On September 17, 2008, the band released a new webpage, blacksymphony.nl, for further promotion of the DVD. On this page a competition was announced, where fans were encouraged to make their own music video for Hand of Sorrow, based on the live performance from the DVD. The winner was to have their contribution become the official music video for the song and would be invited (from anywhere in the world) with a friend to Within Temptation's seated show in Haarlem on November 27 with VIP tickets, as well as having dinner with Sharon den Adel and Robert Westerholt, and would have a get-together with the whole band after the show. The winner would also receive a Within Temptation merchandise pack. The winner would be flown to and from Amsterdam, and transport from the airport to the hotel where they will be staying for two nights, and to the venue, would be provided. If the winner should be Dutch or Belgian, they would receive a Panasonic HD TV and Blu-ray DVD player in lieu of the flight costs, as well as a signed Black Symphony Blu-ray disc.

The 10 next best videos was rewarded with a package containing a T-shirt and a signed ‘Black Symphony’ Special Edition.

There was also a prize for the most viewed video. The most viewed video received a Panasonic Blu-ray player with a signed ‘Black Symphony’ Blu-ray Disc.
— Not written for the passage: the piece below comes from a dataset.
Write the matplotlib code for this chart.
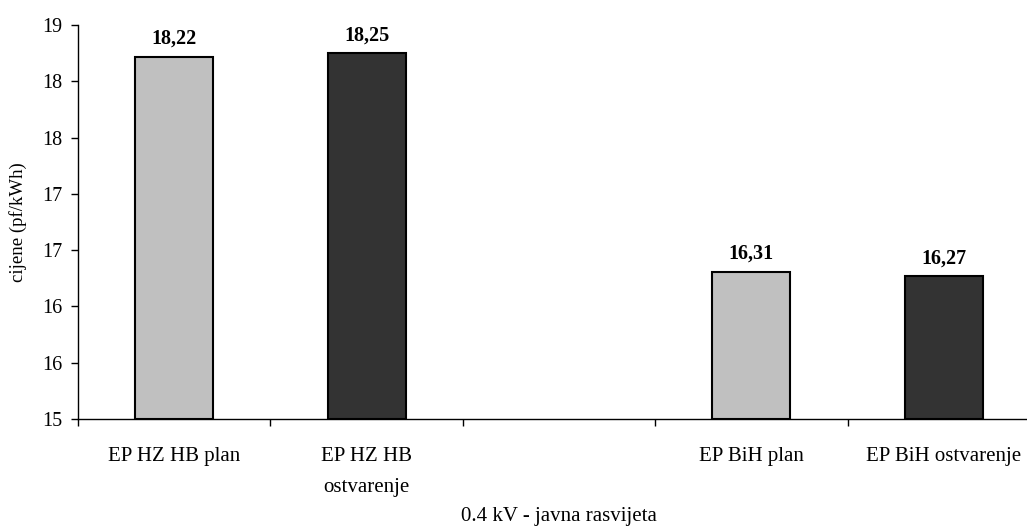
import numpy as np
import matplotlib
matplotlib.use("Agg")
import matplotlib.pyplot as plt

plt.rcParams['font.family'] = ['Liberation Serif', 'DejaVu Serif']

categories = ["EP HZ HB plan", "EP HZ HB\nostvarenje", "", "EP BiH plan", "EP BiH ostvarenje"]
values = [18.22, 18.25, None, 16.31, 16.27]
value_labels = ["18,22", "18,25", "", "16,31", "16,27"]
bar_colors = ["#c0c0c0", "#333333", "none", "#c0c0c0", "#333333"]
y_ticks = [15, 15.5, 16, 16.5, 17, 17.5, 18, 18.5]
y_tick_labels = ["15", "16", "16", "17", "17", "18", "18", "19"]

fig = plt.figure(figsize=(10.27, 5.31), dpi=100)
# plot area runs a bit past the right edge, as in the original
ax = fig.add_axes([78/1027, 1 - 419/531, (1040 - 78)/1027, (419 - 25)/531])

x = np.arange(len(categories))
for i, v in enumerate(values):
    if v is None:
        continue
    ax.bar(x[i], v - 15, bottom=15, width=0.405, color=bar_colors[i],
           edgecolor="black", linewidth=1.5, zorder=3)
    ax.text(x[i], v + 0.07, value_labels[i], ha="center", va="bottom",
            fontsize=14.5, fontweight="bold")

ax.set_xlim(-0.5, len(categories) - 0.5)
ax.set_ylim(15, 18.5)
ax.set_yticks(y_ticks)
ax.set_yticklabels(y_tick_labels, fontsize=14.5)
ax.set_xticks(np.arange(len(categories) + 1) - 0.5)
ax.set_xticklabels([])
ax.set_xticks(x, minor=True)
ax.set_xticklabels(categories, minor=True, fontsize=15, linespacing=1.9)
ax.tick_params(axis="x", which="minor", length=0, pad=20)
ax.tick_params(axis="x", which="major", length=5, direction="out", width=1)
ax.tick_params(axis="y", length=5, direction="out", width=1, pad=6)

for s in ["top", "right"]:
    ax.spines[s].set_visible(False)
ax.spines["left"].set_linewidth(1)
ax.spines["bottom"].set_linewidth(1)

ax.set_ylabel("cijene (pf/kWh)", fontsize=13.5, labelpad=11)
fig.text(559/1027, 1 - 516/531, "0.4 kV - javna rasvijeta", ha="center", va="center", fontsize=15)

fig.savefig("out.png", dpi=100)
On November 10, 2008, the band announced the winners for the competition. The video, featuring the live performance of the song, then became a second trailer for the DVD, in the same manner as the first trailer, which featured the performance of the song "Our Solemn Hour".

==Inspiration==
According to Within Temptation vocalist Sharon den Adel, "the lyrics of 'The hand of Sorrow' were inspired by Robin Hobb's 'The Farseer Trilogy'. It is the tale of FitzChivalry Farseer. The thing which inspired us was the feeling of being torn between your own dreams and higher goals in life and the sacrifices those goals take to achieve them. What also runs through this story are moral questions like 'is violence appropriate, just when it can prevent more violence."